THE EXERCISE: Restate, exactly and without pictures, the lines from the start of the listing below through the line holding "const expoentesY = [-2, 0, 2, 4, 6, 8];".

======== INFORMATION SUPPLIED ========

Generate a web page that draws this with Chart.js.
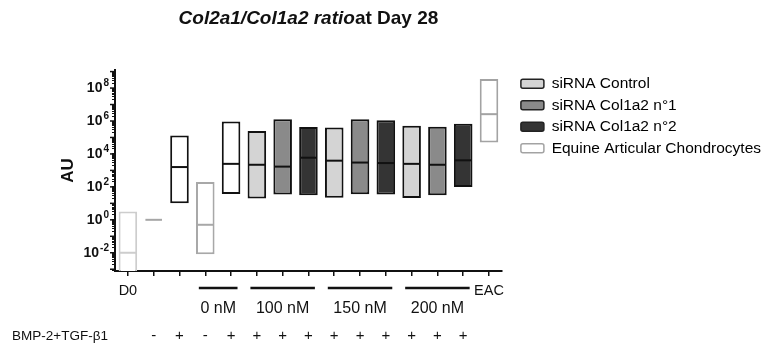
<!DOCTYPE html>
<html>
<head>
<meta charset="utf-8">
<script src="https://cdn.jsdelivr.net/npm/chart.js@4.4.0/dist/chart.umd.min.js"></script>
<style>
  html, body { margin: 0; padding: 0; background: #fff; }
  #wrap { position: relative; width: 773px; height: 344px; }
</style>
</head>
<body>
<div id="wrap"><canvas id="chartRatio" width="773" height="344"></canvas></div>
<script>
// categorias no eixo x (so D0 e EAC tem rotulo)
const categorias = ['D0', '', '', '', '', '', '', '', '', '', '', '', '', '', 'EAC'];
// linha BMP-2+TGF-b1, um sinal por categoria
const bmpTgf = ['', '-', '+', '-', '+', '+', '+', '+', '+', '+', '+', '+', '+', '+', ''];
// grupos de dose siRNA (primeira / ultima categoria)
const gruposDose = ['0 nM', '100 nM', '150 nM', '200 nM'];
const gruposInicio = [3, 5, 8, 11];
const gruposFim = [4, 7, 10, 13];
// expoentes com rotulo no eixo y
const expoentesY = [-2, 0, 2, 4, 6, 8];

// razao Col2a1/Col1a2 (AU): minimo, mediana, maximo por categoria
const minimos = [5e-4, 1, 10, 8e-3, 37, 20, 34, 31, 22, 36, 34, 21, 31, 100, 4.9e4];
const medianas = [0.01, 1, 1.6e3, 0.5, 2.5e3, 2.2e3, 1.7e3, 5.9e3, 3.9e3, 3e3, 2.8e3, 2.5e3, 2.2e3, 4.1e3, 2.6e6];
const maximos = [3.2, 1, 1.3e5, 200, 9.3e5, 2.5e5, 1.26e6, 4.3e5, 4e5, 1.26e6, 1.1e6, 5.1e5, 4.5e5, 6.8e5, 3.6e8];

// tipo de cada categoria
const tipos = ['d0', 'linha', 'vazio', 'cinza', 'vazio', 'ctrl', 'n1', 'n2', 'ctrl', 'n1', 'n2', 'ctrl', 'n1', 'n2', 'eac'];

// legenda
const legendaNomes = ['siRNA Control', 'siRNA Col1a2 n°1', 'siRNA Col1a2 n°2', 'Equine Articular Chondrocytes'];
const legendaTipos = ['ctrl', 'n1', 'n2', 'eac'];

const estilos = {
  d0:    { fill: '#ffffff', border: '#cdcdcd', med: '#cdcdcd' },
  linha: { fill: 'rgba(0,0,0,0)', border: 'rgba(0,0,0,0)', med: '#a6a6a6' },
  vazio: { fill: '#ffffff', border: '#111111', med: '#111111' },
  cinza: { fill: '#ffffff', border: '#a8a8a8', med: '#a8a8a8' },
  ctrl:  { fill: '#d4d4d4', border: '#111111', med: '#111111' },
  n1:    { fill: '#8a8a8a', border: '#111111', med: '#111111' },
  n2:    { fill: '#343434', border: '#111111', med: '#111111' },
  eac:   { fill: '#ffffff', border: '#a3a3a3', med: '#a3a3a3' }
};

const FONTE = "'Liberation Sans', Arial, sans-serif";

// desenha a linha da mediana dentro de cada barra
const pluginMediana = {
  id: 'mediana',
  afterDatasetsDraw(chart) {
    const ctx = chart.ctx;
    const y = chart.scales.y;
    const barras = chart.getDatasetMeta(0).data;
    ctx.save();
    barras.forEach((bar, i) => {
      const py = y.getPixelForValue(medianas[i]);
      ctx.strokeStyle = estilos[tipos[i]].med;
      ctx.lineWidth = 2;
      ctx.beginPath();
      ctx.moveTo(bar.x - bar.width / 2 + 1, py);
      ctx.lineTo(bar.x + bar.width / 2 - 1, py);
      ctx.stroke();
    });
    ctx.restore();
  }
};

// titulo misto, rotulos 10^n, grupos de dose e linha BMP-2+TGF-b1
const pluginTextos = {
  id: 'textos',
  afterDraw(chart) {
    const ctx = chart.ctx;
    const x = chart.scales.x;
    const y = chart.scales.y;
    const area = chart.chartArea;
    ctx.save();
    ctx.fillStyle = '#111';
    ctx.textBaseline = 'middle';

    // titulo
    const parte1 = 'Col2a1/Col1a2 ratio';
    const parte2 = 'at Day 28';
    ctx.font = 'italic bold 19px ' + FONTE;
    const w1 = ctx.measureText(parte1).width;
    ctx.font = 'bold 19px ' + FONTE;
    const w2 = ctx.measureText(parte2).width;
    const tx = (area.left + area.right) / 2 - (w1 + w2) / 2;
    ctx.textAlign = 'left';
    ctx.font = 'italic bold 19px ' + FONTE;
    ctx.fillText(parte1, tx, 19);
    ctx.font = 'bold 19px ' + FONTE;
    ctx.fillText(parte2, tx + w1, 19);

    // rotulos do eixo y: 10 com expoente
    expoentesY.forEach(e => {
      const py = y.getPixelForValue(Math.pow(10, e));
      const exp = e < 0 ? '-' + Math.abs(e) : String(e);
      ctx.font = 'bold 10px ' + FONTE;
      const we = ctx.measureText(exp).width;
      ctx.textAlign = 'right';
      ctx.fillText(exp, area.left - 6, py - 5);
      ctx.font = 'bold 14px ' + FONTE;
      ctx.fillText('10', area.left - 7 - we, py);
    });

    // marcas maiores do eixo y
    ctx.strokeStyle = '#111';
    ctx.lineWidth = 1.5;
    for (let e = -3; e <= 9; e++) {
      const py = y.getPixelForValue(Math.pow(10, e));
      if (py < area.top - 1 || py > area.bottom + 1) continue;
      ctx.beginPath();
      ctx.moveTo(area.left, py);
      ctx.lineTo(area.left - 5, py);
      ctx.stroke();
    }

    // grupos de dose
    const passo = x.getPixelForValue(1) - x.getPixelForValue(0);
    gruposDose.forEach((rot, g) => {
      const x0 = x.getPixelForValue(gruposInicio[g]) - passo * 0.25;
      const x1 = x.getPixelForValue(gruposFim[g]) + passo * 0.25;
      ctx.lineWidth = 2.5;
      ctx.beginPath();
      ctx.moveTo(x0, area.bottom + 17);
      ctx.lineTo(x1, area.bottom + 17);
      ctx.stroke();
      ctx.font = '16px ' + FONTE;
      ctx.textAlign = 'center';
      ctx.fillText(rot, (x0 + x1) / 2, area.bottom + 38);
    });

    // linha BMP-2+TGF-b1
    ctx.font = '13.5px ' + FONTE;
    ctx.textAlign = 'left';
    ctx.fillText('BMP-2+TGF-β1', 12, 336);
    ctx.font = '15px ' + FONTE;
    ctx.textAlign = 'center';
    bmpTgf.forEach((s, i) => {
      if (s) ctx.fillText(s, x.getPixelForValue(i), 336);
    });
    ctx.restore();
  }
};

const ctx = document.getElementById('chartRatio').getContext('2d');
new Chart(ctx, {
  type: 'bar',
  data: {
    labels: categorias,
    datasets: [{
      label: 'Col2a1/Col1a2',
      data: minimos.map((m, i) => [m, maximos[i]]),
      backgroundColor: tipos.map(t => estilos[t].fill),
      borderColor: tipos.map(t => estilos[t].border),
      borderWidth: tipos.map(t => t === 'linha' ? 0 : 2),
      borderSkipped: false,
      barPercentage: 0.72,
      categoryPercentage: 1
    }]
  },
  options: {
    responsive: false,
    animation: false,
    devicePixelRatio: 1,
    layout: { padding: { top: 70, bottom: 46, left: 0, right: 2 } },
    plugins: {
      tooltip: { enabled: false },
      legend: {
        display: true,
        position: 'right',
        align: 'start',
        maxWidth: 280,
        onClick: null,
        labels: {
          boxWidth: 23,
          boxHeight: 9,
          padding: 6,
          color: '#111',
          font: { family: FONTE, size: 15.5 },
          useBorderRadius: true,
          generateLabels: () => legendaNomes.map((nome, i) => ({
            text: nome,
            fillStyle: estilos[legendaTipos[i]].fill,
            strokeStyle: legendaTipos[i] === 'eac' ? '#a3a3a3' : '#222',
            lineWidth: 1.5,
            borderRadius: 2,
            hidden: false,
            datasetIndex: 0
          }))
        }
      }
    },
    scales: {
      x: {
        type: 'category',
        offset: true,
        grid: { display: true, drawOnChartArea: false, offset: false, tickLength: 5, color: '#111', lineWidth: 1.5 },
        border: { display: true, color: '#111', width: 2 },
        ticks: { autoSkip: false, maxRotation: 0, padding: 6, color: '#111', font: { family: FONTE, size: 14.5 } },
        afterFit: s => { s.height = 27; }
      },
      y: {
        type: 'logarithmic',
        min: 7.8e-4,
        max: 1.25e9,
        afterBuildTicks: s => {
          const t = [];
          for (let e = -4; e <= 9; e++) {
            for (let m = 1; m <= 9; m++) {
              const v = m * Math.pow(10, e);
              if (v >= s.min && v <= s.max) t.push({ value: v });
            }
          }
          s.ticks = t;
        },
        grid: { display: true, drawOnChartArea: false, tickLength: 3, color: '#111', lineWidth: 1 },
        border: { display: true, color: '#111', width: 2 },
        ticks: { autoSkip: false, padding: 4, callback: () => '' },
        title: { display: true, text: 'AU', color: '#111', font: { family: FONTE, size: 17, weight: 'bold' }, padding: { top: 58, bottom: 0 } },
        afterFit: s => { s.width = 115; }
      },
      espaco: {
        type: 'linear',
        position: 'right',
        display: true,
        grid: { display: false, drawTicks: false },
        border: { display: false },
        ticks: { display: false },
        afterFit: s => { s.width = 13; }
      }
    }
  },
  plugins: [pluginMediana, pluginTextos]
});
</script>
</body>
</html>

========

WRITTEN ANSWER:
Generate a web page that draws this with Chart.js.
<!DOCTYPE html>
<html>
<head>
<meta charset="utf-8">
<script src="https://cdn.jsdelivr.net/npm/chart.js@4.4.0/dist/chart.umd.min.js"></script>
<style>
  html, body { margin: 0; padding: 0; background: #fff; }
  #wrap { position: relative; width: 773px; height: 344px; }
</style>
</head>
<body>
<div id="wrap"><canvas id="chartRatio" width="773" height="344"></canvas></div>
<script>
// categorias no eixo x (so D0 e EAC tem rotulo)
const categorias = ['D0', '', '', '', '', '', '', '', '', '', '', '', '', '', 'EAC'];
// linha BMP-2+TGF-b1, um sinal por categoria
const bmpTgf = ['', '-', '+', '-', '+', '+', '+', '+', '+', '+', '+', '+', '+', '+', ''];
// grupos de dose siRNA (primeira / ultima categoria)
const gruposDose = ['0 nM', '100 nM', '150 nM', '200 nM'];
const gruposInicio = [3, 5, 8, 11];
const gruposFim = [4, 7, 10, 13];
// expoentes com rotulo no eixo y
const expoentesY = [-2, 0, 2, 4, 6, 8];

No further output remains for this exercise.